|
UBON
RATCHATHANI. A long, enchanting name and—to use that
travel-brochure cliché most-often employed to describe
Thailand—exotic. v Oddly, I wasn’t feeling particularly
excited about my first visit to this northeastern Thai
city. Ubon, as the Thais call it, was merely a stop on
our way to Laos’s southern provinces. It was to be a
brief visit—exactly one morning—before we were to cross
the border to Laos’s Wat Phu and its pre-Angkor temples.
We had
arrived in Ubon the night before, and the city exerted
no strong pull for exploration. Even the guidebook we
had brought along listed no major sights of interest.
Ubon in
the soft-morning light reminded me of Philippine
provincial capitals. Iloilo perhaps. The flatness of the
landscape and the gentle pace of life were somehow
reminiscent of the city I grew up in. And faced with a
few hours to kill, I thought to myself that, just like
Iloilo, Ubon might hold up some gems if only one would
care to scratch the surface, so to speak.
I
promptly sent an SMS to a well-traveled Thai friend with
a query as to the more visit-worthy places in Ubon. His
reply was prompt, yet kilometric—a long list of temples,
some museums and a weaving village a few miles from the
city. How now to whittle down the long list to a few
hours of sightseeing?
Pressed
for time, we spoke to a tuk-tuk driver hanging out right
outside the hotel, settling on three temples and the
Ubon Ratchathani National Museum, all within the city
limits and all for 300 baht.
Our
first stop was the Wat Supattanaram, which sits on the
banks of the languid Mun River. Of noteworthy interest
is the main temple, painted a monochromatic white,
uncharacteristic of Thai temples in its understatement.

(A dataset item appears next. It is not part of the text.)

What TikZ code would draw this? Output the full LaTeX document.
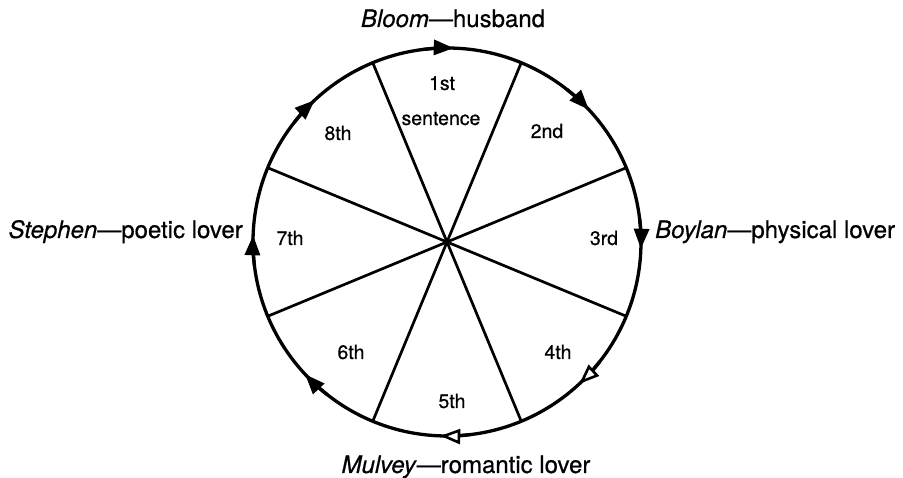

There was also an impressive giant wooden bell carved
from a single block of wood, a few paces from the main
temple. Unfortunately, apart from a gaggle of school
children sweeping the temple grounds, there was no one
to ask about the sights.
And so
we moved on to two more temples, the Wat Thung Si Muang
and the Wat Payai.
The
former is significant for its wooden har thai, within
which are kept important religious manuscripts, built
under the supervision of a monk from neighboring Laos.
The extensive temple grounds were quiet and apart from
an overenthusiastic monk who kept waving us into the
wooden building, there were no other visitors.
Wat
Payai, in contrast, was abuzz with activity. Clearly,
the Wat Payai monks were more adept at courting local
patronage. Behind the main hall filled with prayerful
devotees, vendors of anting-anting had staked their
places in a small park shaded by tall trees. Laminated
medallions, small brass icons and even diminutive wooden
phalluses were laid out on tables for tourists and
cognoscenti to scrutinize and buy. “Parang Quiapo,” I
thought to myself.
Clearly,
the highlight of the morning’s sightseeing was the Ubon
Ratchathani Museum. Right smack in the center of the
city, the museum is housed in an elegant 1918 building
which used to serve as the city hall.
The
museum had visual treats aplenty—in and out of its
elegant home. The building itself was delight—a
single-story structure now painted a trendy pale yellow
still sporting many of its original features. It was
un-air conditioned yet airy, with light and breezes
filtering freely through the elegant tracery of the
transoms above the doors and windows.
We
realized too late that the museum, with its informative
overview of the history and culture of the city and the
surrounding areas, should have been our first stop. We
learned that—surprise!— the city, despite its temples
and air of history, was, in fact, founded only in 1792
by settlers from what is now present-day Laos. We
marveled at the folk arts of the area—from ikat textiles
to betel-nut serving dishes to bamboo glutinous-rice
containers with elaborate wood finials—authentic art
forms that our cities, some even older than Ubon, may
have once had, but have now all but lost.
Our
morning in Ubon was in sum a pleasant and enriching
visit, spent in a tourist destination I had originally
tagged as “unlikely.” These days a visit to Thailand, or
any of our other Southeast Asian neighbors, almost
always evokes that familiar sigh followed by a comment
on how far our neighbors have surged ahead. Good roads,
massive airports, convenient bus and air
connections—these are the sights that greet us and make
us envious. My sigh is reserved for how the traditional
culture of Thailand, despite the country’s modernity,
seems not only better preserved, but clearly put out for
visitors to enjoy.
We
capped our morning in Ubon with a lunch at a roadside
stall. Spicy sausages, papaya salad and sweet, roasted
bananas. Native, yes, and delicious. Where, I challenged
my friend, might a tourist wandering into the Iloilo of
today, sample the pancit molo of my childhood Sundays?